The News.com story: How to evade Google search, reports that once again a company, in this case Dell, has learned the hard way that what’s put on a public web server is open to crawling, caching, and discovery.
Specifications for future Dell notebooks were accessible via Google’s search site before the content was pulled from a Dell file transfer protocol site and from Google’s cache.
It’s very likely, almost a given, that most of you know about keeping content from being crawled and/or cached using robots.txt or one of many other methods. If you don’t or need a quick review, one of my favorite info compilations about robots.txt comes via SearchTools.com.
It’s very possible tha this article will reach many people who have little to no idead about how crawlers operate and how to keep content out of Google.

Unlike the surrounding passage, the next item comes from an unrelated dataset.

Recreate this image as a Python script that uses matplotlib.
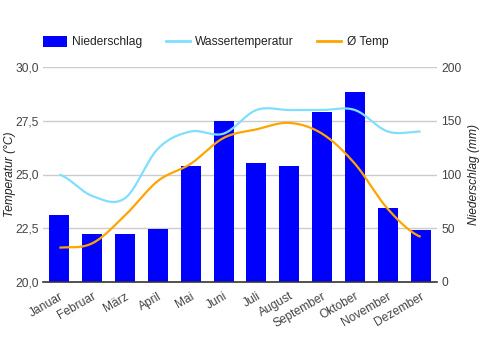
import numpy as np
import matplotlib
matplotlib.use("Agg")
import matplotlib.pyplot as plt
from matplotlib.patches import Patch
from matplotlib.lines import Line2D

months = ["Januar", "Februar", "März", "April", "Mai", "Juni", "Juli",
          "August", "September", "Oktober", "November", "Dezember"]
niederschlag = [62, 45, 45, 49, 108, 150, 111, 108, 158, 177, 69, 48]
wassertemp = [25.0, 24.0, 23.9, 26.2, 27.0, 26.9, 28.0, 28.0, 28.0, 28.0, 27.0, 27.0]
avg_temp = [21.6, 21.8, 23.1, 24.7, 25.5, 26.7, 27.1, 27.4, 26.9, 25.5, 23.4, 22.1]

plt.rcParams['font.family'] = ['Liberation Sans', 'DejaVu Sans']
FS = 8.64
TXT = '#444444'


def smooth(x, y, n=24):
    x = np.asarray(x, float)
    y = np.asarray(y, float)
    N = len(y)
    m = np.zeros(N)
    for i in range(N):
        if i == 0:
            m[i] = (y[1] - y[0]) * 0.5
        elif i == N - 1:
            m[i] = (y[-1] - y[-2]) * 0.5
        else:
            m[i] = (y[i + 1] - y[i - 1]) * 0.5
    xs, ys = [], []
    for i in range(N - 1):
        s = np.linspace(0, 1, n, endpoint=(i == N - 2))
        h00 = 2 * s**3 - 3 * s**2 + 1
        h10 = s**3 - 2 * s**2 + s
        h01 = -2 * s**3 + 3 * s**2
        h11 = s**3 - s**2
        xs.append(x[i] + s * (x[i + 1] - x[i]))
        ys.append(h00 * y[i] + h10 * m[i] + h01 * y[i + 1] + h11 * m[i + 1])
    return np.concatenate(xs), np.concatenate(ys)


fig = plt.figure(figsize=(4.81, 3.5), dpi=100)
ax_t = fig.add_axes([43 / 481, 68 / 350, 394 / 481, 215 / 350])
ax_p = ax_t.twinx()

x = np.arange(len(months))

ax_p.set_zorder(1)
ax_t.set_zorder(2)
ax_t.patch.set_visible(False)
ax_p.bar(x, niederschlag, width=0.61, color='#0000FF', zorder=2)
ax_p.set_ylim(0, 200)
ax_p.set_yticks([0, 50, 100, 150, 200])
ax_p.set_yticklabels(['0', '50', '100', '150', '200'])

ax_t.set_ylim(20, 30)
ax_t.set_xlim(-0.5, 11.5)
ax_t.set_yticks([20, 22.5, 25, 27.5, 30])
ax_t.set_yticklabels(['20,0', '22,5', '25,0', '27,5', '30,0'])

for v in [22.5, 25, 27.5, 30]:
    ax_p.axhline((v - 20) * 20, color='#cccccc', lw=1, zorder=0)

sx, sy = smooth(x, wassertemp)
ax_t.plot(sx, sy, color='#80DEFF', lw=1.6, solid_capstyle='butt', zorder=3)
sx, sy = smooth(x, avg_temp)
ax_t.plot(sx, sy, color='#FFA500', lw=1.6, solid_capstyle='butt', zorder=4)

for a in (ax_t, ax_p):
    for s in a.spines.values():
        s.set_visible(False)
    a.tick_params(length=0, labelsize=FS, labelcolor=TXT, pad=3)
ax_t.axhline(20, color='#333333', lw=1.2, zorder=5, clip_on=False)

ax_t.set_xticks(x)
ax_t.set_xticklabels(months, rotation=30, ha='right', rotation_mode='anchor',
                     fontsize=FS, color=TXT)
ax_t.tick_params(axis='x', pad=6)

ax_t.set_ylabel('Temperatur (°C)', fontsize=FS, fontstyle='italic', color='#222222')
ax_t.yaxis.set_label_coords((16 - 43) / 394, 0.5)
ax_p.set_ylabel('Niederschlag (mm)', fontsize=FS, fontstyle='italic', color='#222222',
                rotation=90)
ax_p.yaxis.set_label_coords((468 - 43) / 394, 0.5)

handles = [Patch(facecolor='#0000FF', edgecolor='none'),
           Line2D([], [], color='#80DEFF', lw=2),
           Line2D([], [], color='#FFA500', lw=2)]
fig.legend(handles, ['Niederschlag', 'Wassertemperatur', 'Ø Temp'], ncol=3,
           loc='center left', bbox_to_anchor=(38 / 481, 1 - 42 / 350), frameon=False,
           fontsize=FS, handlelength=2.0, handleheight=1.0, handletextpad=0.45,
           columnspacing=1.95, labelcolor='#222222', borderaxespad=0)

fig.savefig('out.png', dpi=100)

The article would have been more useful if it stressed that this is a webmaster and web-wide issue and not a Google issue. Every webmaster who places content on publicly accessible servers should have a basic understanding of how web crawlers work and that many large engines (and even some verticals) cache content.
Google is the most widely used web engine but the webmaster who only focuses their attention on Google might not realize that the searcher who knows about cached content, and then goes looking for it, will know about many other web caches.
In other words, keeping content only out of Google doesn’t mean it’s not accessible elsewhere and off the web. SEO’s know this to be true but I often wonder about others.
Postscript: I noticed that this News.com article about what the Dell notebook specs contained does point out (at the very end) that the material was also cached by Yahoo.